▶ _PROBLEM_
Gather up every line from the entries below that uses the word "code".

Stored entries
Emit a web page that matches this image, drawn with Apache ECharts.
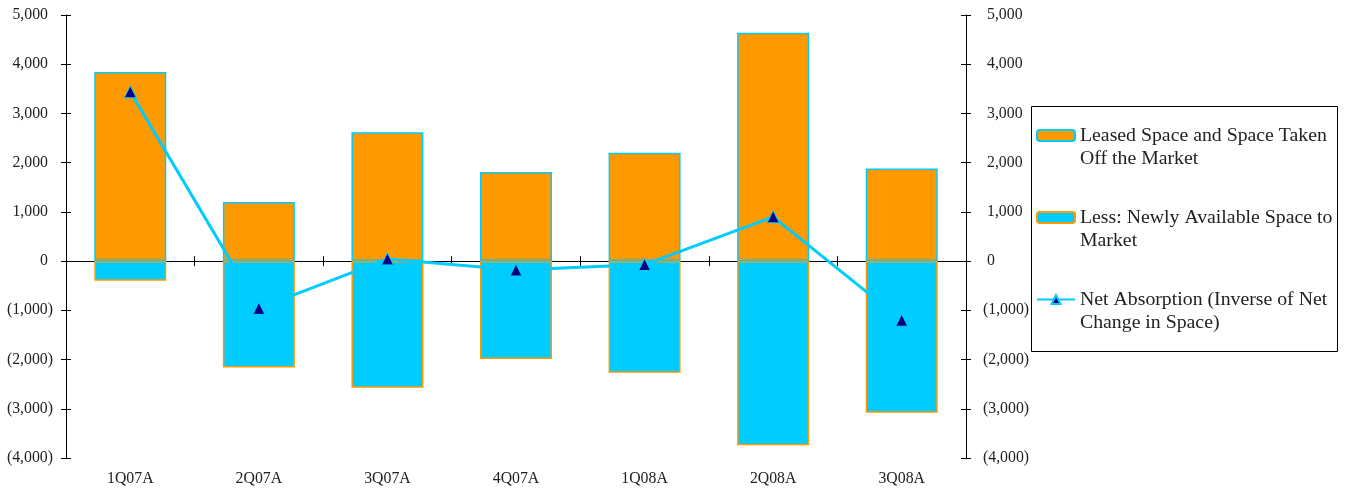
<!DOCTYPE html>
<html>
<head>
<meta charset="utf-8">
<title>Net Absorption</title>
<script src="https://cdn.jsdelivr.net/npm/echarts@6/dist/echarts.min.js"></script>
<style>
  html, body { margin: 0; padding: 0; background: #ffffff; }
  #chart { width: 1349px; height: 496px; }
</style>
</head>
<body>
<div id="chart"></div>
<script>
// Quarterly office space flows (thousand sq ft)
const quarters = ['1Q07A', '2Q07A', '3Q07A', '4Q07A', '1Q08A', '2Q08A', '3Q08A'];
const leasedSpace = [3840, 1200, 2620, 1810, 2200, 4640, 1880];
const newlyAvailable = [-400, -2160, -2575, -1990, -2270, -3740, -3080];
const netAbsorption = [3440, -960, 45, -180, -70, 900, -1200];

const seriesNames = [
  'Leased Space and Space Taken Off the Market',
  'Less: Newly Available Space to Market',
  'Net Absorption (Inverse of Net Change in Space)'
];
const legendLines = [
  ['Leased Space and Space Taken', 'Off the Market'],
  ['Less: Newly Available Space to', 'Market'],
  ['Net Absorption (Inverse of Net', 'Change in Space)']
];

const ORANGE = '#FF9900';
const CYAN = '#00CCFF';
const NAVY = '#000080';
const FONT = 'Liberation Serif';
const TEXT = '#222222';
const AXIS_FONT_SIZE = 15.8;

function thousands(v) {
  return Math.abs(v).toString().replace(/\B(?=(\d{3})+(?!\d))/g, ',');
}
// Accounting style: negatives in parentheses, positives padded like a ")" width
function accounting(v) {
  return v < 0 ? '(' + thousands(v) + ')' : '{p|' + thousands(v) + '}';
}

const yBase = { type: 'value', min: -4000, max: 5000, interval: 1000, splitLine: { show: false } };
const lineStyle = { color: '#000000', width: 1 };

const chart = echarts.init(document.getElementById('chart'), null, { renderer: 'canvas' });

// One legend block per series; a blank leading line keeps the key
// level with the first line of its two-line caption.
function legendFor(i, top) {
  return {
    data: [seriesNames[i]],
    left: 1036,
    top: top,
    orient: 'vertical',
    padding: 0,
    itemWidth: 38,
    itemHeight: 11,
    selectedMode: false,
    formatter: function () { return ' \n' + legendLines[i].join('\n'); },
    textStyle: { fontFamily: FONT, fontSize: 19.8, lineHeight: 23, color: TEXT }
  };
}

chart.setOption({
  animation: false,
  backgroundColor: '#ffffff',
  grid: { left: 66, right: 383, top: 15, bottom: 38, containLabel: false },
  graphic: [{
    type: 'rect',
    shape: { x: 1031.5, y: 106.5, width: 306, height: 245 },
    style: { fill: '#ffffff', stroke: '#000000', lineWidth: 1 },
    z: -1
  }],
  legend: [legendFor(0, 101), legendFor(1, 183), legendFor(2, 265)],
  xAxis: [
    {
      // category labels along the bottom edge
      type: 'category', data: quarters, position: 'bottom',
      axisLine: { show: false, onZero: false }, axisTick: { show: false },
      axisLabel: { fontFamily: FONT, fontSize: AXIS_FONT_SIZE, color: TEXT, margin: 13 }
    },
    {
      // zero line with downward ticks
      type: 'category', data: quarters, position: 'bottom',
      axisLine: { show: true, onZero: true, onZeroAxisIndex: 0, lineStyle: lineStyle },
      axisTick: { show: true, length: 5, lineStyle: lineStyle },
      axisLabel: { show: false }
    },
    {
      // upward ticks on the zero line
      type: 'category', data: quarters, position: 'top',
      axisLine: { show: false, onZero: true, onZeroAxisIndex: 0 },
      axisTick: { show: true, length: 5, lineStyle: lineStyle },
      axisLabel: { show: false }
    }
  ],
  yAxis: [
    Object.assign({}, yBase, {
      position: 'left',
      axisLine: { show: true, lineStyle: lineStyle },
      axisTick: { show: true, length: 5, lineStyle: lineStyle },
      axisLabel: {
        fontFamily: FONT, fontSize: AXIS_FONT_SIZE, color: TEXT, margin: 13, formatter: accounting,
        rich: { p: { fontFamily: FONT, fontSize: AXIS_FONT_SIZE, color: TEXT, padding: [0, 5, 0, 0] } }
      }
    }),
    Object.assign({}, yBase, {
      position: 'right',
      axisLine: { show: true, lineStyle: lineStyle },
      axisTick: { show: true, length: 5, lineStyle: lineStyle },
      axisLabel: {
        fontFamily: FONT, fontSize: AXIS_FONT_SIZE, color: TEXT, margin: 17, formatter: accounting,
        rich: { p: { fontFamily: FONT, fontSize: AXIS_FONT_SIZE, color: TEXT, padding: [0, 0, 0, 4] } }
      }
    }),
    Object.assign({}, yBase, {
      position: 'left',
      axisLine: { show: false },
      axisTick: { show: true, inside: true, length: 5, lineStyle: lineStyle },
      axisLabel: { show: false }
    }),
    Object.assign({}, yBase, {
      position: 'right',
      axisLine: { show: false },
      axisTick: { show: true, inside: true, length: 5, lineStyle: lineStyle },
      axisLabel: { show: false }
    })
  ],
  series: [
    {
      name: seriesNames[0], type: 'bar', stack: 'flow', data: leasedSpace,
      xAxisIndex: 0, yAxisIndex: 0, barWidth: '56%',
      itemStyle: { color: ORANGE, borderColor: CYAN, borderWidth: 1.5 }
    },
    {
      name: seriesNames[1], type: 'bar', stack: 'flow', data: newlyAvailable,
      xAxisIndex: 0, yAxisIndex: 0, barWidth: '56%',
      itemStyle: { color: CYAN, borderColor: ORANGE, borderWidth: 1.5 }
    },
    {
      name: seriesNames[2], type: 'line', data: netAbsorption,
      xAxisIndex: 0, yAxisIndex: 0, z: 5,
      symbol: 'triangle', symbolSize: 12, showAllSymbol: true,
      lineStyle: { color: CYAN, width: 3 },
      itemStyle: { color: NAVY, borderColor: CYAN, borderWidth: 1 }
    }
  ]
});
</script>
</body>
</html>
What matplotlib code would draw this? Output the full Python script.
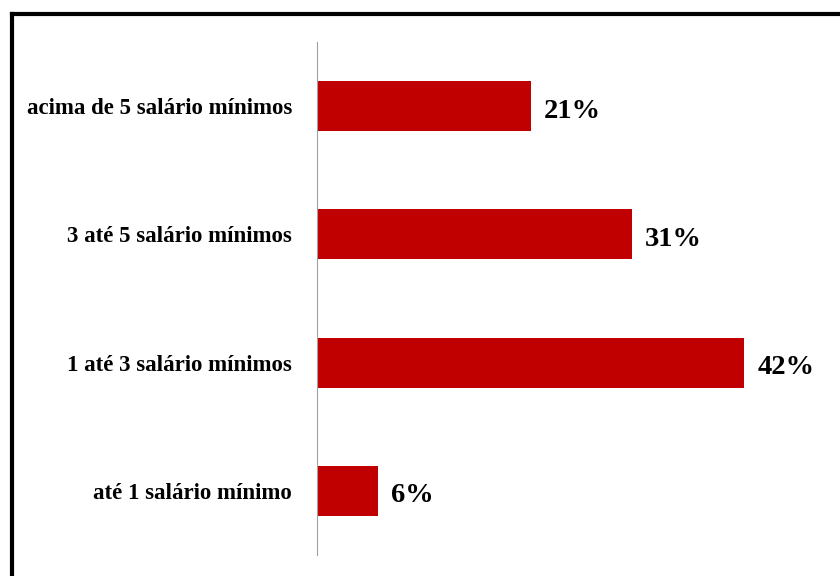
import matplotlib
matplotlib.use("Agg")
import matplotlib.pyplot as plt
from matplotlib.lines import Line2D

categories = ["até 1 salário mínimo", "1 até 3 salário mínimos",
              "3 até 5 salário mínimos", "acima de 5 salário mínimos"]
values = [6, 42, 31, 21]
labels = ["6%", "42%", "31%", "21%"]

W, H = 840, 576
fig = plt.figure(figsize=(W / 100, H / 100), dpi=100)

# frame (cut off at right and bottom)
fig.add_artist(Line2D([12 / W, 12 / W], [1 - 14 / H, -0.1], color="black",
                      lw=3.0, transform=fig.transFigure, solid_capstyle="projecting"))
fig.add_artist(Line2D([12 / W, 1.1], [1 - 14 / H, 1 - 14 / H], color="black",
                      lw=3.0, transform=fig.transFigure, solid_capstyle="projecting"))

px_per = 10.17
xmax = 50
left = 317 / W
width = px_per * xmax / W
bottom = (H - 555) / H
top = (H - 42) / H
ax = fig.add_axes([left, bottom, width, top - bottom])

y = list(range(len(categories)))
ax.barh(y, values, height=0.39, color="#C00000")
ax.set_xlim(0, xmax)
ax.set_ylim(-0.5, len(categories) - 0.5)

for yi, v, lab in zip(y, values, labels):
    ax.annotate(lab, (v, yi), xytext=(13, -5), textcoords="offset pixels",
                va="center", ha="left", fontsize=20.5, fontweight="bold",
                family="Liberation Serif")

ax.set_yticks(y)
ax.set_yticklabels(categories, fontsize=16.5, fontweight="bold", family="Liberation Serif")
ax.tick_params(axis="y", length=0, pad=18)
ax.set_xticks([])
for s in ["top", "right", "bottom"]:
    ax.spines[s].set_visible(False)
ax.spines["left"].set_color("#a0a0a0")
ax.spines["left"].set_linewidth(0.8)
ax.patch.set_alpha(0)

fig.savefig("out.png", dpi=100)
==
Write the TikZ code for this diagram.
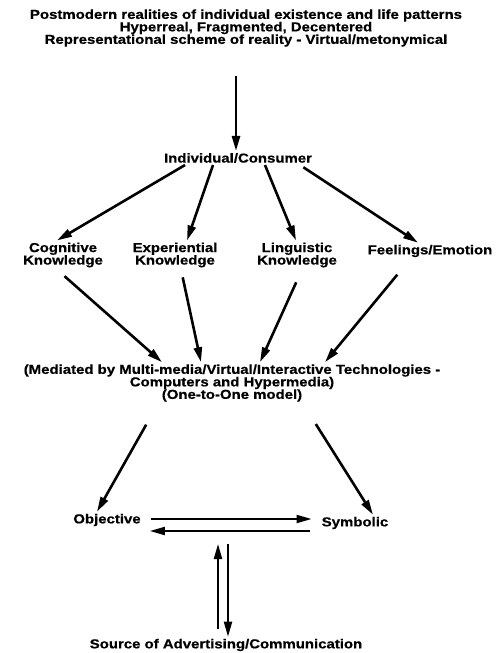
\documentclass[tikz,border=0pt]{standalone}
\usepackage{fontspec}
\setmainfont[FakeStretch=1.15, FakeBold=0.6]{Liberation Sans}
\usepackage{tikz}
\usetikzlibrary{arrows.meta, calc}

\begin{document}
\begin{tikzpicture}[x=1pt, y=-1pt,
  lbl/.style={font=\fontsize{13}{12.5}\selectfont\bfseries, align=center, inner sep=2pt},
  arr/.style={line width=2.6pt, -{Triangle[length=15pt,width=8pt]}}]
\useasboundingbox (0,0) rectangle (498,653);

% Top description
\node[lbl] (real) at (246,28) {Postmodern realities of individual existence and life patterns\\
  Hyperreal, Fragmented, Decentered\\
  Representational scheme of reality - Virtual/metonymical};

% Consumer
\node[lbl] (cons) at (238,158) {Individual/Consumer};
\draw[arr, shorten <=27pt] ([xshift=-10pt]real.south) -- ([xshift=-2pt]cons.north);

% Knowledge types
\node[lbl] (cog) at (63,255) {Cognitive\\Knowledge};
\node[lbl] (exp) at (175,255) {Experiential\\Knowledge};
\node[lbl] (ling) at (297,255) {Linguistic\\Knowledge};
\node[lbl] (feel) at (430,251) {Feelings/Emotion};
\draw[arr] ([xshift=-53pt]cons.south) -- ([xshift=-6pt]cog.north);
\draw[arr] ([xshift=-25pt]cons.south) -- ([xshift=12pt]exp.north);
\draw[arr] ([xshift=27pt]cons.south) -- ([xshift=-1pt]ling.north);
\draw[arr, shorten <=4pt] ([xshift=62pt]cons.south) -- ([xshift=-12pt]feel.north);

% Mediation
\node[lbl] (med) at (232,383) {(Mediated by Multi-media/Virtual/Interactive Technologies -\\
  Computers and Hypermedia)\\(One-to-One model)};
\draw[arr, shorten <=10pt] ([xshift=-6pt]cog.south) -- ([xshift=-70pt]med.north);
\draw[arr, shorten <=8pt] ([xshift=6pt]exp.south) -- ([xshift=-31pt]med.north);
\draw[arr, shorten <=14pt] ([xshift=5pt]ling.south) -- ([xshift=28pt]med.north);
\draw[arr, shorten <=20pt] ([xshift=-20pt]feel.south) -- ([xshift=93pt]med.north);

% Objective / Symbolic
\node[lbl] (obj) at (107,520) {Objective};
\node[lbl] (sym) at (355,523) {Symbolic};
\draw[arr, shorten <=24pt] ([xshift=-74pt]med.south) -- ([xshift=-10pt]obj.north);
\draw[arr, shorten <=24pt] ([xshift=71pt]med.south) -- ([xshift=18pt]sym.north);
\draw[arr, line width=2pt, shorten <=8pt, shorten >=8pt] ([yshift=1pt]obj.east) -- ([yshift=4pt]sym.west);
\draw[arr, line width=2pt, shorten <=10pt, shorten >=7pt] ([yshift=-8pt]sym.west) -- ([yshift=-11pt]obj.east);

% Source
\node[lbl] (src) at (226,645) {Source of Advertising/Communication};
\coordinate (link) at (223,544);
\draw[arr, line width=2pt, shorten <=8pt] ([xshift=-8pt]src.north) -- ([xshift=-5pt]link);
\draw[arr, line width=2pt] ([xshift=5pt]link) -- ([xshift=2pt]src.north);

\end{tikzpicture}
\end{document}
==
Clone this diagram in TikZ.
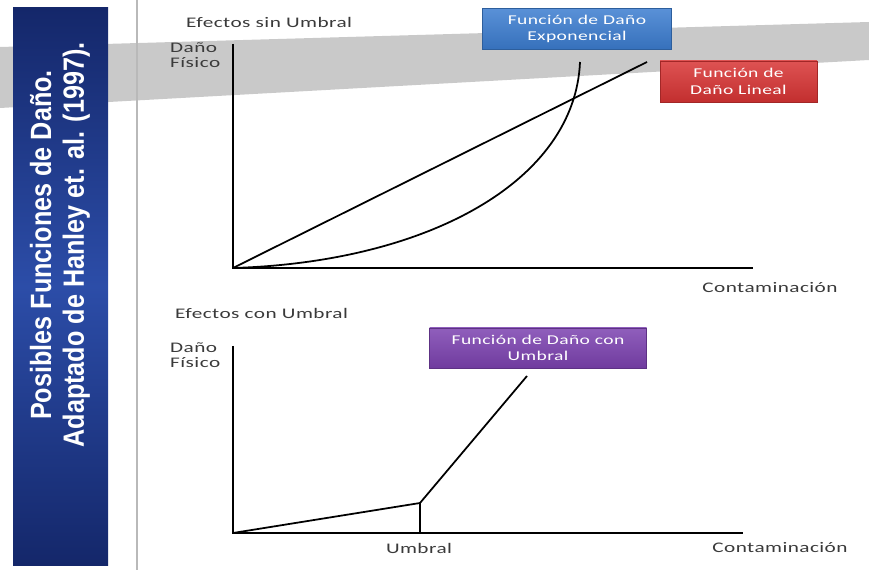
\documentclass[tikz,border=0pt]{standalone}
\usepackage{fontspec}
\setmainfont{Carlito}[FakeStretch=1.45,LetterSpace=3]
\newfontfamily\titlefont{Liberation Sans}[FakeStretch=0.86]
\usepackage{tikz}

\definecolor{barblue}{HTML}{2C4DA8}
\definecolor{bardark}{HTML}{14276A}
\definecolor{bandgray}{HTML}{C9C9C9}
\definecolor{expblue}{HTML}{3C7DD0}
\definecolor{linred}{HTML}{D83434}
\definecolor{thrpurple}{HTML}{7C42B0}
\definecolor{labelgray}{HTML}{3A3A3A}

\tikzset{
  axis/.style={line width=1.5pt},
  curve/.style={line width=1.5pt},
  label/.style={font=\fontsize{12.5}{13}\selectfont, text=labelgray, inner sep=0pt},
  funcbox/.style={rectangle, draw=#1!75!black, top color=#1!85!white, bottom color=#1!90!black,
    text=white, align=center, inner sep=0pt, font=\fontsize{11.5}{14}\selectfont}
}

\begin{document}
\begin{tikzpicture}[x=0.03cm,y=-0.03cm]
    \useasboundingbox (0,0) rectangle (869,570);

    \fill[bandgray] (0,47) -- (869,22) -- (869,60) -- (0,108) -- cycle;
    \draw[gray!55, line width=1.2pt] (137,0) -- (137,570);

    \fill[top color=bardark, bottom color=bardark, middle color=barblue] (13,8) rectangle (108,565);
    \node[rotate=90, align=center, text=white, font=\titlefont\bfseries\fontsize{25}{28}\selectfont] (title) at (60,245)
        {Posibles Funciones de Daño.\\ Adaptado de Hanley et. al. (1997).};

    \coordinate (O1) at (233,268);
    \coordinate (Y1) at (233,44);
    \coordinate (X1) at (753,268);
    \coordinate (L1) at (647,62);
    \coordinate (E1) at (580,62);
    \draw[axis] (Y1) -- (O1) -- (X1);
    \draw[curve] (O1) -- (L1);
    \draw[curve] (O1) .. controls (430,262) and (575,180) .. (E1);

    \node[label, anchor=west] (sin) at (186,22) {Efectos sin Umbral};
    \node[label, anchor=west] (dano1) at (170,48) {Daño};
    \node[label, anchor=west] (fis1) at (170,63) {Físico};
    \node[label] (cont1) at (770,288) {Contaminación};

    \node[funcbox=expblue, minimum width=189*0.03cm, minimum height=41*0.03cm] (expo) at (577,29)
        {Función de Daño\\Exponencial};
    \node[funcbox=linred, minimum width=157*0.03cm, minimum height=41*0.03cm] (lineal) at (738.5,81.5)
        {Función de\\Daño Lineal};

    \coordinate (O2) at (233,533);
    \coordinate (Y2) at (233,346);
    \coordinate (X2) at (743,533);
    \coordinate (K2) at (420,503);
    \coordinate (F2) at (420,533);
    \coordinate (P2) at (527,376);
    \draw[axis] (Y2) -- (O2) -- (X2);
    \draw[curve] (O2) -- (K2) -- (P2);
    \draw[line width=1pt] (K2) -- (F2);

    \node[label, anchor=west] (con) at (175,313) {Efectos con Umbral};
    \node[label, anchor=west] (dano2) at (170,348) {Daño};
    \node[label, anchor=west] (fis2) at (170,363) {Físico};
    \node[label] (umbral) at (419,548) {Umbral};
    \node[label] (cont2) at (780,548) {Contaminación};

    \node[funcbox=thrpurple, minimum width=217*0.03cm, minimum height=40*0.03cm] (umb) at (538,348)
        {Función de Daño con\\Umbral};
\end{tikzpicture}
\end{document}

▶ _FINAL ANSWER_
What matplotlib code would draw this? Output the full Python script.
Write the TikZ code for this diagram.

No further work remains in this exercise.